The boys nodded their heads. I turned down the upholstery protection the dealer offered. It would’ve added $20 a month to my payment. I’m on a budget.
A few days later, despite assurances they’d keep the car clean, Solomon and Samson got into a water fight in the backseat. They took gulps from their water bottles and spit them out all over each other. It was pure debauchery.
I told them I was upset.
“You are the worst dad, ever,” Samson said.
“I wish I were another boy,” Solomon told me, “so I could have a different daddy.”
They say this thing all the time. A little dramatic. I don’t know where they get it.
We made peace with each other. We always do. The boys agreed to keep the car clean. We’ll see.

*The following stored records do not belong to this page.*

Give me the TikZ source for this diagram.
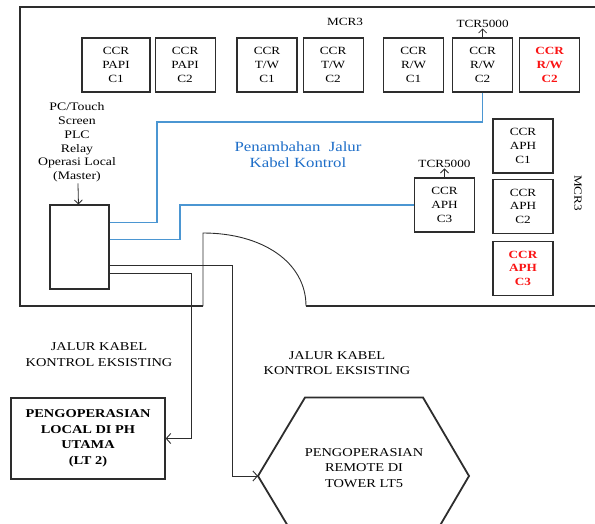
\documentclass[tikz,border=0pt]{standalone}
\usepackage{fontspec}
\setmainfont{Liberation Serif}[FakeStretch=1.2]
\usetikzlibrary{positioning,arrows.meta,calc}
\definecolor{PanelInk}{RGB}{45,45,45}
\definecolor{CableBlue}{RGB}{75,150,210}
\definecolor{NoteBlue}{RGB}{30,110,200}
\definecolor{NewRed}{RGB}{250,20,20}
\tikzset{
  panel box/.style={
    draw=PanelInk,
    line width=1.1pt,
    align=center,
    inner sep=0pt,
    minimum width=60pt,
    minimum height=54pt,
    font=\fontsize{11}{13.6}\selectfont
  },
  panel new/.style={panel box, text=NewRed, font=\fontsize{11}{13.6}\selectfont\bfseries},
  panel label/.style={align=center, inner sep=1pt, font=\fontsize{11}{13.6}\selectfont},
  tcr arrow/.style={-{Straight Barb[length=4pt,width=8pt]}, line width=0.8pt, PanelInk},
  blue cable/.style={CableBlue, line width=1.2pt},
  black cable/.style={PanelInk, line width=0.9pt, -{Straight Barb[length=4.5pt,width=10pt]}},
  room wall/.style={PanelInk, line width=1.1pt}
}

\begin{document}
\begin{tikzpicture}[x=1pt,y=-1pt]
\useasboundingbox (0,0) rectangle (595,524);
% MCR3 room with door
\draw[room wall] (203,306) -- (20,306) -- (20,7) -- (600,7) -- (600,306) -- (306,306);
\draw[room wall, line width=0.9pt] (203,306) -- (203,233) .. controls (262,233) and (306,262) .. (306,306);
\node[panel label] (mcr) at (345,22) {MCR3};
\node[panel label, rotate=-90] (mcrside) at (578,193) {MCR3};
% CCR panels, top row
\node[panel box, minimum width=68pt] (papi1) at (116,65) {CCR\\PAPI\\C1};
\node[panel box, right=4pt of papi1] (papi2) {CCR\\PAPI\\C2};
\node[panel box] (tw1) at (267,65) {CCR\\T/W\\C1};
\node[panel box, right=5pt of tw1] (tw2) {CCR\\T/W\\C2};
\node[panel box] (rw1) at (413.5,65) {CCR\\R/W\\C1};
\node[panel box, right=8pt of rw1] (rw2) {CCR\\R/W\\C2};
\node[panel new, right=6pt of rw2] (rwnew) {CCR\\R/W\\C2};
\node[panel label, above=9pt of rw2] (tcra) {TCR5000};
\draw[tcr arrow] (rw2) -- (tcra);
% CCR panels, right column
\node[panel box] (aph1) at (523,146) {CCR\\APH\\C1};
\node[panel box, below=5pt of aph1] (aph2) {CCR\\APH\\C2};
\node[panel new, below=7pt of aph2] (aphnew) {CCR\\APH\\C3};
\node[panel box] (aph3) at (444.5,205) {CCR\\APH\\C3};
\node[panel label, above=9pt of aph3] (tcrb) {TCR5000};
\draw[tcr arrow] (aph3) -- (tcrb);
% local control cabinet
\node[panel label, font=\fontsize{11.5}{13.8}\selectfont] (pclabel) at (77,142.5) {PC/Touch\\Screen\\PLC\\Relay\\Operasi Local\\(Master)};
\node[panel box, minimum width=59pt, minimum height=84pt] (pc) at (79.5,247) {};
\draw[tcr arrow] (pclabel) -- (pc);
\node[panel label, text=NoteBlue, font=\fontsize{14}{16}\selectfont] (newroute) at (298,155) {Penambahan\ \ Jalur\\Kabel\ Kontrol};
\draw[blue cable] (rw2.south) |- (157,122) |- ([yshift=-18pt]pc.north east);
\draw[blue cable] ([yshift=-35pt]pc.north east) -| (180,205) -- (aph3.west);
% operating positions
\node[panel box, line width=1.3pt, minimum width=154pt, minimum height=81pt, font=\fontsize{12}{15.5}\selectfont\bfseries] (local) at (88,438.5) {PENGOPERASIAN\\LOCAL DI PH\\UTAMA\\(LT 2)};
\coordinate (hexW) at (258,476);
\coordinate (hexE) at (469,476);
\draw[PanelInk, line width=1.8pt] (hexW) -- (305,397.5) -- (423,397.5) -- (hexE) -- (423,554.5) -- (305,554.5) -- cycle;
\node[panel label, font=\fontsize{12}{15.5}\selectfont] (remote) at (364,468) {PENGOPERASIAN\\REMOTE DI\\TOWER LT5};
\node[panel label, font=\fontsize{12}{15.5}\selectfont] (oldroute1) at (99,354.5) {JALUR KABEL\\KONTROL EKSISTING};
\node[panel label, font=\fontsize{12}{15.5}\selectfont] (oldroute2) at (337,363) {JALUR KABEL\\KONTROL EKSISTING};
\draw[black cable] ([yshift=-61pt]pc.north east) -| ([xshift=-26pt]hexW) -- (hexW);
\draw[black cable] ([yshift=-69pt]pc.north east) -| ([xshift=26pt]local.east) -- (local.east);
\end{tikzpicture}
\end{document}
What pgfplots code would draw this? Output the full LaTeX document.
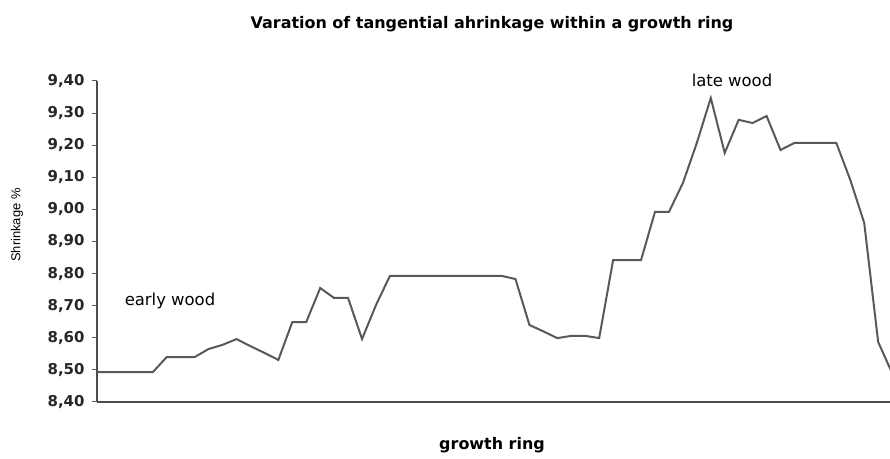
\documentclass[border=0pt]{standalone}
\usepackage{fontspec}
\setmainfont{DejaVu Sans}
\newfontfamily\narrowfont{Liberation Sans}
\usepackage{pgfplots}
\pgfplotsset{compat=1.18}
\begin{document}
\begin{tikzpicture}[x=1bp,y=1bp]
\useasboundingbox (0,0) rectangle (890,459);
\begin{axis}[at={(97bp,57bp)}, anchor=south west, width=793bp, height=321bp, scale only axis,
  xmin=0, xmax=56.85, ymin=8.4, ymax=9.4,
  axis x line*=bottom, axis y line*=left,
  xtick=\empty,
  ytick={8.4,8.5,8.6,8.7,8.8,8.9,9.0,9.1,9.2,9.3,9.4},
  yticklabel style={xshift=-4bp, /pgf/number format/.cd, fixed, fixed zerofill, precision=2, use comma, assume math mode=true},
  tick label style={font=\fontsize{15}{15}\selectfont\bfseries, text=black!85},
  tick align=outside, major tick length=5bp,
  tick style={draw=black!65, line width=1bp},
  axis line style={draw=black!70, line width=1.6bp},
  clip=true]
\addplot[draw=black!65, line width=2bp] coordinates {
(0,8.493) (1,8.493) (2,8.493) (3,8.493) (4,8.493)
(5,8.540) (6,8.540) (7,8.540) (8,8.565) (9,8.578) (10,8.596)
(11,8.574) (12,8.553) (13,8.531) (14,8.649) (15,8.649)
(16,8.755) (17,8.724) (18,8.724) (19,8.596) (20,8.702)
(21,8.793) (22,8.793) (23,8.793) (24,8.793) (25,8.793) (26,8.793) (27,8.793) (28,8.793) (29,8.793)
(30,8.783) (31,8.640) (32,8.620) (33,8.599) (34,8.606) (35,8.606) (36,8.599)
(37,8.842) (38,8.842) (39,8.842) (40,8.992) (41,8.992)
(42,9.082) (43,9.207) (44,9.347) (45,9.176) (46,9.279) (47,9.269) (48,9.291)
(49,9.185) (50,9.207) (51,9.207) (52,9.207) (53,9.207)
(54,9.092) (55,8.958) (56,8.587) (57,8.490)
};
\end{axis}
\node[font=\fontsize{16}{16}\selectfont\bfseries] at (492,435) {Varation of tangential ahrinkage within a growth ring};
\node[font=\fontsize{16}{16}\selectfont\bfseries] at (492,14) {growth ring};
\node[font=\narrowfont\fontsize{13}{13}\selectfont, rotate=90] at (17,234) {Shrinkage \%};
\node[font=\fontsize{16.5}{16.5}\selectfont] at (170,158) {early wood};
\node[font=\fontsize{16.5}{16.5}\selectfont] at (732,379) {late wood};
\end{tikzpicture}
\end{document}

My old CRV lasted about eight years. 120,000 miles. Took me from the Twin Cities to State College any number of times. Lots of rides over the mountains on the way Altoona, PA. Lots of trips along I-80 through the desolation of Indiana and the various addictions of Ohio.
The ol’ gal did me well. She never broke down. Handled the winters well. Drove these Pennsylvania roads like a champ. I was sorry to see her go. To put her down. But it was time. And handing her off to a stoned Honda salesmen felt better than taking her out behind the barn.
It’s fun to drive a new car. Smells good. And all it cost me was a pair of pants. Dress pants. Nice pants. Oh well, I rarely buy new clothes. I bet the pants were nearly as old as the CRV. I usually drive most of what I own into the ground. I’ve still got flannels from the late 90’s.
I guess it’s good to get rid of old stuff. Get some new stuff. Especially when it falls in your budget. And this new CRV did come in at budget, albeit barely, and so I bought it.
Buying a car. What an adult thing to do.